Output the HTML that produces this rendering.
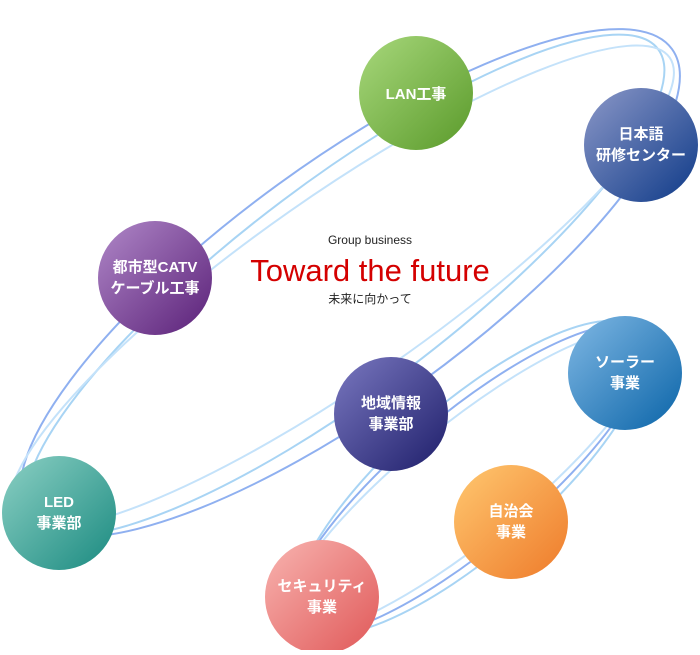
<!DOCTYPE html>
<html><head><meta charset="utf-8"><style>
body{margin:0;background:#fff;}
svg text{font-family:"Liberation Sans","Noto Sans CJK JP",sans-serif;}
</style></head><body>
<svg width="700" height="650" viewBox="0 0 700 650" xmlns="http://www.w3.org/2000/svg">
<defs>
<linearGradient id="g1" x1="0" y1="0" x2="1" y2="1"><stop offset="0" stop-color="#a8d87c"/><stop offset="1" stop-color="#5a9a2a"/></linearGradient>
<linearGradient id="g2" x1="0" y1="0" x2="1" y2="1"><stop offset="0" stop-color="#8c98c8"/><stop offset="1" stop-color="#0e3a88"/></linearGradient>
<linearGradient id="g3" x1="0" y1="0" x2="1" y2="1"><stop offset="0" stop-color="#b088c8"/><stop offset="1" stop-color="#5a2078"/></linearGradient>
<linearGradient id="g4" x1="0" y1="0" x2="1" y2="1"><stop offset="0" stop-color="#7a78c0"/><stop offset="1" stop-color="#1e1e6a"/></linearGradient>
<linearGradient id="g5" x1="0" y1="0" x2="1" y2="1"><stop offset="0" stop-color="#80b8e4"/><stop offset="1" stop-color="#0a64a8"/></linearGradient>
<linearGradient id="g6" x1="0" y1="0" x2="1" y2="1"><stop offset="0" stop-color="#8cd0c4"/><stop offset="1" stop-color="#1a8a80"/></linearGradient>
<linearGradient id="g7" x1="0" y1="0" x2="1" y2="1"><stop offset="0" stop-color="#ffc870"/><stop offset="1" stop-color="#ee7a2a"/></linearGradient>
<linearGradient id="g8" x1="0" y1="0" x2="1" y2="1"><stop offset="0" stop-color="#f8b4b0"/><stop offset="1" stop-color="#e05858"/></linearGradient>
</defs>
<g fill="none">
<ellipse cx="350" cy="283" rx="398" ry="122" transform="rotate(-36 350 283)" stroke="#8fb0f0" stroke-width="2"/>
<ellipse cx="345" cy="285" rx="392" ry="105" transform="rotate(-37 345 285)" stroke="#a8d4f4" stroke-width="2"/>
<ellipse cx="342" cy="287" rx="400" ry="92" transform="rotate(-35 342 287)" stroke="#c4e2fa" stroke-width="2"/>
<ellipse cx="468" cy="480" rx="228" ry="66" transform="rotate(-40 468 480)" stroke="#8fb0f0" stroke-width="2"/>
<ellipse cx="470" cy="478" rx="224" ry="74" transform="rotate(-41 470 478)" stroke="#a8d4f4" stroke-width="2"/>
<ellipse cx="466" cy="482" rx="230" ry="58" transform="rotate(-39 466 482)" stroke="#c4e2fa" stroke-width="2"/>
</g>
<g font-weight="bold" fill="#fff" font-size="15" text-anchor="middle">
<circle cx="416" cy="93" r="57" fill="url(#g1)"/><text x="416" y="99">LAN工事</text>
<circle cx="641" cy="145" r="57" fill="url(#g2)"/><text x="641" y="139">日本語</text><text x="641" y="160">研修センター</text>
<circle cx="155" cy="278" r="57" fill="url(#g3)"/><text x="155" y="272">都市型CATV</text><text x="155" y="293">ケーブル工事</text>
<circle cx="391" cy="414" r="57" fill="url(#g4)"/><text x="391" y="408">地域情報</text><text x="391" y="429">事業部</text>
<circle cx="625" cy="373" r="57" fill="url(#g5)"/><text x="625" y="367">ソーラー</text><text x="625" y="388">事業</text>
<circle cx="59" cy="513" r="57" fill="url(#g6)"/><text x="59" y="507">LED</text><text x="59" y="528">事業部</text>
<circle cx="511" cy="522" r="57" fill="url(#g7)"/><text x="511" y="516">自治会</text><text x="511" y="537">事業</text>
<circle cx="322" cy="597" r="57" fill="url(#g8)"/><text x="322" y="591">セキュリティ</text><text x="322" y="612">事業</text>
</g>
<text x="370" y="244" text-anchor="middle" font-size="12" fill="#222">Group business</text>
<text x="370" y="281" text-anchor="middle" font-size="31" fill="#d40000">Toward the future</text>
<text x="370" y="303" text-anchor="middle" font-size="12" fill="#222">未来に向かって</text>
</svg>
</body></html>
::::::::
◆ Required task ◆
Using the data above, print every line exactly, omitting pictures.

◆ The answer ◆
Output the HTML that produces this rendering.
<!DOCTYPE html>
<html><head><meta charset="utf-8"><style>
body{margin:0;background:#fff;}
svg text{font-family:"Liberation Sans","Noto Sans CJK JP",sans-serif;}
</style></head><body>
<svg width="700" height="650" viewBox="0 0 700 650" xmlns="http://www.w3.org/2000/svg">
<defs>
<linearGradient id="g1" x1="0" y1="0" x2="1" y2="1"><stop offset="0" stop-color="#a8d87c"/><stop offset="1" stop-color="#5a9a2a"/></linearGradient>
<linearGradient id="g2" x1="0" y1="0" x2="1" y2="1"><stop offset="0" stop-color="#8c98c8"/><stop offset="1" stop-color="#0e3a88"/></linearGradient>
<linearGradient id="g3" x1="0" y1="0" x2="1" y2="1"><stop offset="0" stop-color="#b088c8"/><stop offset="1" stop-color="#5a2078"/></linearGradient>
<linearGradient id="g4" x1="0" y1="0" x2="1" y2="1"><stop offset="0" stop-color="#7a78c0"/><stop offset="1" stop-color="#1e1e6a"/></linearGradient>
<linearGradient id="g5" x1="0" y1="0" x2="1" y2="1"><stop offset="0" stop-color="#80b8e4"/><stop offset="1" stop-color="#0a64a8"/></linearGradient>
<linearGradient id="g6" x1="0" y1="0" x2="1" y2="1"><stop offset="0" stop-color="#8cd0c4"/><stop offset="1" stop-color="#1a8a80"/></linearGradient>
<linearGradient id="g7" x1="0" y1="0" x2="1" y2="1"><stop offset="0" stop-color="#ffc870"/><stop offset="1" stop-color="#ee7a2a"/></linearGradient>
<linearGradient id="g8" x1="0" y1="0" x2="1" y2="1"><stop offset="0" stop-color="#f8b4b0"/><stop offset="1" stop-color="#e05858"/></linearGradient>
</defs>
<g fill="none">
<ellipse cx="350" cy="283" rx="398" ry="122" transform="rotate(-36 350 283)" stroke="#8fb0f0" stroke-width="2"/>
<ellipse cx="345" cy="285" rx="392" ry="105" transform="rotate(-37 345 285)" stroke="#a8d4f4" stroke-width="2"/>
<ellipse cx="342" cy="287" rx="400" ry="92" transform="rotate(-35 342 287)" stroke="#c4e2fa" stroke-width="2"/>
<ellipse cx="468" cy="480" rx="228" ry="66" transform="rotate(-40 468 480)" stroke="#8fb0f0" stroke-width="2"/>
<ellipse cx="470" cy="478" rx="224" ry="74" transform="rotate(-41 470 478)" stroke="#a8d4f4" stroke-width="2"/>
<ellipse cx="466" cy="482" rx="230" ry="58" transform="rotate(-39 466 482)" stroke="#c4e2fa" stroke-width="2"/>
</g>
<g font-weight="bold" fill="#fff" font-size="15" text-anchor="middle">
<circle cx="416" cy="93" r="57" fill="url(#g1)"/><text x="416" y="99">LAN工事</text>
<circle cx="641" cy="145" r="57" fill="url(#g2)"/><text x="641" y="139">日本語</text><text x="641" y="160">研修センター</text>
<circle cx="155" cy="278" r="57" fill="url(#g3)"/><text x="155" y="272">都市型CATV</text><text x="155" y="293">ケーブル工事</text>
<circle cx="391" cy="414" r="57" fill="url(#g4)"/><text x="391" y="408">地域情報</text><text x="391" y="429">事業部</text>
<circle cx="625" cy="373" r="57" fill="url(#g5)"/><text x="625" y="367">ソーラー</text><text x="625" y="388">事業</text>
<circle cx="59" cy="513" r="57" fill="url(#g6)"/><text x="59" y="507">LED</text><text x="59" y="528">事業部</text>
<circle cx="511" cy="522" r="57" fill="url(#g7)"/><text x="511" y="516">自治会</text><text x="511" y="537">事業</text>
<circle cx="322" cy="597" r="57" fill="url(#g8)"/><text x="322" y="591">セキュリティ</text><text x="322" y="612">事業</text>
</g>
<text x="370" y="244" text-anchor="middle" font-size="12" fill="#222">Group business</text>
<text x="370" y="281" text-anchor="middle" font-size="31" fill="#d40000">Toward the future</text>
<text x="370" y="303" text-anchor="middle" font-size="12" fill="#222">未来に向かって</text>
</svg>
</body></html>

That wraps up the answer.